In a little book called Charlotte Mason Reviewed, Jenny King, a graduate of the Charlotte Mason College in Ambleside and a Parents’ Union School teacher, reminded her modern audience of Charlotte’s foundational principles and methods. (The book was published in 1981.) The following paragraph speaks volumes to me:

“The achievement of a handicapped child who learns to speak or to move against tremendous odds is not less than the achievement of a gifted child who attains to the highest levels of performance. The discipline required and the personality developed in the process can be equal. Equality does not consist in the level achieved but in the effort of will and perseverance. This is the equality we should make available to the nation’s young by a philosophy of education which is the science of relations and demands a discipline, an atmosphere and living ideas for its practice” (Charlotte Mason Reviewed, p. 53).

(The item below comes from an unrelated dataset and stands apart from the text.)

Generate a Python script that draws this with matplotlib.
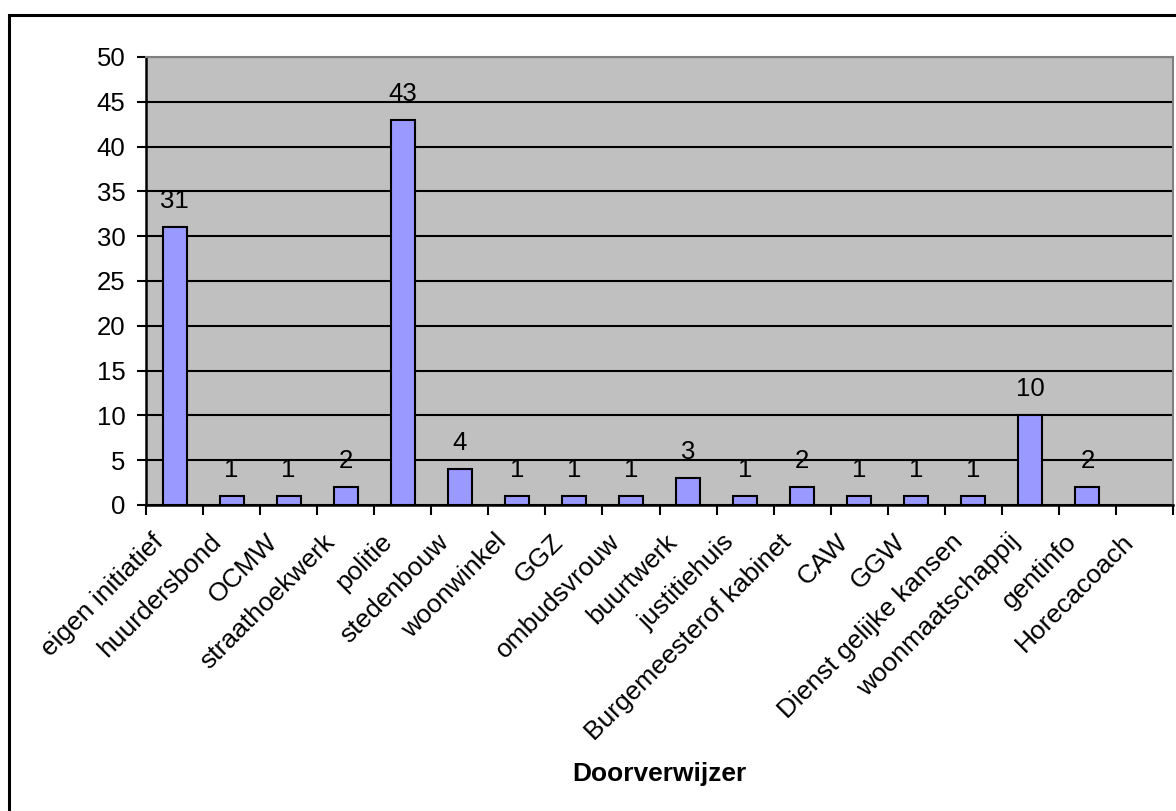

In a Charlotte Mason education, the emphasis is not on the level achieved, the accolades won, the grades earned, or the number of pages in the book just read. A Charlotte Mason education is all about growth, taking the next step. That type of education is available to every child.

And so we surround each child—no matter her abilities or limitations—with an atmosphere that fosters learning and loving; we cultivate the discipline of good habits, one at a time; and we feed that child’s mind with good, noble, living ideas.

Skills play a part, yes; but skills are not the primary focus. The child as a person is the primary focus. And it is not the level of skill that defines the person; it is the heart.

A Charlotte Mason education cherishes the heart.

7 Responses to “The Heart of Education”

  1. JennNC September 18, 2013 at 5:12 pm #

    As the mother of seven kids with a very wide range of “skill ability” and one with profound learning delays, I can’t tell you how much this article resonates with my heart. Just what I needed to hear today. As always, thank you for your words here Sonya. They encourage me in the things that truly matter, they refocus my energies, they remind me that I am not alone in seeking a different kind of education for my children. I’m grateful!

  2. Robin September 18, 2013 at 6:53 pm #

    This article speaks volumes, indeed, and should be printed in mass quantities then distributed everywhere. :-) Very well put, and much needed- thank you. Blessings…

  3. Nikki flory September 18, 2013 at 10:03 pm #

    Beautiful article!

  4. TailorMade September 19, 2013 at 2:49 pm #

    I am touched by your words today. I have five children. Every one of them is a different person with different needs and abilities. Thank you for expressing what I witness every day.

  5. Cindy@12Tribes September 20, 2013 at 5:35 am #

    The email containing this article sat in my “inbox” for several days…and so glad I read it finally and didn’t just trash it…as a homeschooling parent of a child with learning differences I can truly say this article captures the heart of what I and my husband believe and try to model…thank you for such a well done essay…

  6. cherylramirez September 20, 2013 at 11:34 am #

    Thank you Sonya! I have one child who has always succeeded and one who has always struggled. It is indeed delightful to watch the “progress” of both of them. Progress of the heart and character…what really matters!

  7. Rebekah @ The Golden Gleam September 20, 2013 at 9:20 pm #

    So beautifully written. So much of this rings true for me. I celebrated just as much when my twins with special needs, were able to count 4 objects and when my oldest daughter who easily learns math was counting backward from 400 on her own.